_Task details_. Pull every line containing the word "chart" from the records.

# START OF Input material

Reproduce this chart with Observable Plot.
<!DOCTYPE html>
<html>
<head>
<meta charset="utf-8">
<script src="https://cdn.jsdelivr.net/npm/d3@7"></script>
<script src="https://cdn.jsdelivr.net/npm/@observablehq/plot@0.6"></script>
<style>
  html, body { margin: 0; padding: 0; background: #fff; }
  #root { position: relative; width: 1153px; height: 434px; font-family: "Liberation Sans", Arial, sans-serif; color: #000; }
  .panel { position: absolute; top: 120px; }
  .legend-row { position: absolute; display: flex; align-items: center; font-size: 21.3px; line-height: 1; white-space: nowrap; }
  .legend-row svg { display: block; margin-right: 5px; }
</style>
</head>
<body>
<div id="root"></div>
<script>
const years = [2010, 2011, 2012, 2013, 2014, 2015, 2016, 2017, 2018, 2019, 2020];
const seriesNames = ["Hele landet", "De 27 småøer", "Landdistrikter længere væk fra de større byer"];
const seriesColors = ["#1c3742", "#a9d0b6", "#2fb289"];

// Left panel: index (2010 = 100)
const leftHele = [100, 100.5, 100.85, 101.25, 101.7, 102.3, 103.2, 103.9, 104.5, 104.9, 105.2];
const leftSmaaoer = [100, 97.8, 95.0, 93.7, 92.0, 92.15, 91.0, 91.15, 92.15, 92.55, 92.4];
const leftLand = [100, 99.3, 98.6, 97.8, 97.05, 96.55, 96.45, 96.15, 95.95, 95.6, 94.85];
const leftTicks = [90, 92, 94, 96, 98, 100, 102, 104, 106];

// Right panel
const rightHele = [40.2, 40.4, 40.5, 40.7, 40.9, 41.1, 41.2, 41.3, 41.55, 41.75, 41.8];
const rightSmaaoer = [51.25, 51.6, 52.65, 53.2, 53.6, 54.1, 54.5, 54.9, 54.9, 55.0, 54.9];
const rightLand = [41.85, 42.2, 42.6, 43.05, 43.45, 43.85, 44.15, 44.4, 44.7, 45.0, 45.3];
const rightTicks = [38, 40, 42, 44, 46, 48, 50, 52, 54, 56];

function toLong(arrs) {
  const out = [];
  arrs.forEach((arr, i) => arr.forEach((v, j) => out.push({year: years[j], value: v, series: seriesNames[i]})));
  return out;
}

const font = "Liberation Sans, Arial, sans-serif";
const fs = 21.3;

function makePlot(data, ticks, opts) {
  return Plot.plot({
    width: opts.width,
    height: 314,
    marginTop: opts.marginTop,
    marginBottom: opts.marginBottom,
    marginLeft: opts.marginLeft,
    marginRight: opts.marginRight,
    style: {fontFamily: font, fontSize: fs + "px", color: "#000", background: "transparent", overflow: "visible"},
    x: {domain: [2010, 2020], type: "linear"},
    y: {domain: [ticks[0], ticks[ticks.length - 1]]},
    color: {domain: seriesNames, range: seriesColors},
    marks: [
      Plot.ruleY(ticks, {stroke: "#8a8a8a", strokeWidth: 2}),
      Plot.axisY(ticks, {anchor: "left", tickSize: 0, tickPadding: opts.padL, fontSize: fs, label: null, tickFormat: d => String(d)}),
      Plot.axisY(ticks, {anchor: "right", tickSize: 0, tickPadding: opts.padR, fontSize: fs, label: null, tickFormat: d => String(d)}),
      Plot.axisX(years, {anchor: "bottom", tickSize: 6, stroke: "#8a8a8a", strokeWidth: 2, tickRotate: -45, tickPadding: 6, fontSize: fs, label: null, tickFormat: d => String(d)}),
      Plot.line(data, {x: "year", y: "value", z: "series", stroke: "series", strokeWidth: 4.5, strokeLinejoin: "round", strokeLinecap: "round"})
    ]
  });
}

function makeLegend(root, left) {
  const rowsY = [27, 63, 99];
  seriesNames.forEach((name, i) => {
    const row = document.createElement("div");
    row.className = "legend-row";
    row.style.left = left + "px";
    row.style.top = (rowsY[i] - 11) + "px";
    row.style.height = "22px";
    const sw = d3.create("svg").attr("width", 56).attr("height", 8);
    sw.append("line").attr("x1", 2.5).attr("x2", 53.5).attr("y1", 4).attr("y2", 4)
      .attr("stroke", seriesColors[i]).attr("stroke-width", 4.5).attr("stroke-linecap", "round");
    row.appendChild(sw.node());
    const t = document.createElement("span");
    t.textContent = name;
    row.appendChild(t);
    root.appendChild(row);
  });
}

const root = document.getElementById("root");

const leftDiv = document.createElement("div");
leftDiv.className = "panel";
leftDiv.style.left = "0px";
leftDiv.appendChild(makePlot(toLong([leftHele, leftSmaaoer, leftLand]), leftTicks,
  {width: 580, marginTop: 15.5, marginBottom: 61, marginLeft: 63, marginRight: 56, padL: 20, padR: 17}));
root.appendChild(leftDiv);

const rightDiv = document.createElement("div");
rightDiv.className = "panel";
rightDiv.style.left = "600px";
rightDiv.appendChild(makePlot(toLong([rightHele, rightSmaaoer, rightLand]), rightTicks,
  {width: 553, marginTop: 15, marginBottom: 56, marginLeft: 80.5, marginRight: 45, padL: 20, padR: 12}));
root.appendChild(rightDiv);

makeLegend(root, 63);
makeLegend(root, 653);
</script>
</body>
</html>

# END OF Input material
# START OF Input material

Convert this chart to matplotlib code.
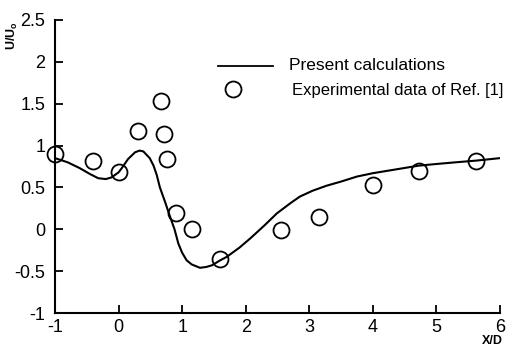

# END OF Input material

_Output below_.
Reproduce this chart with Observable Plot.
Convert this chart to matplotlib code.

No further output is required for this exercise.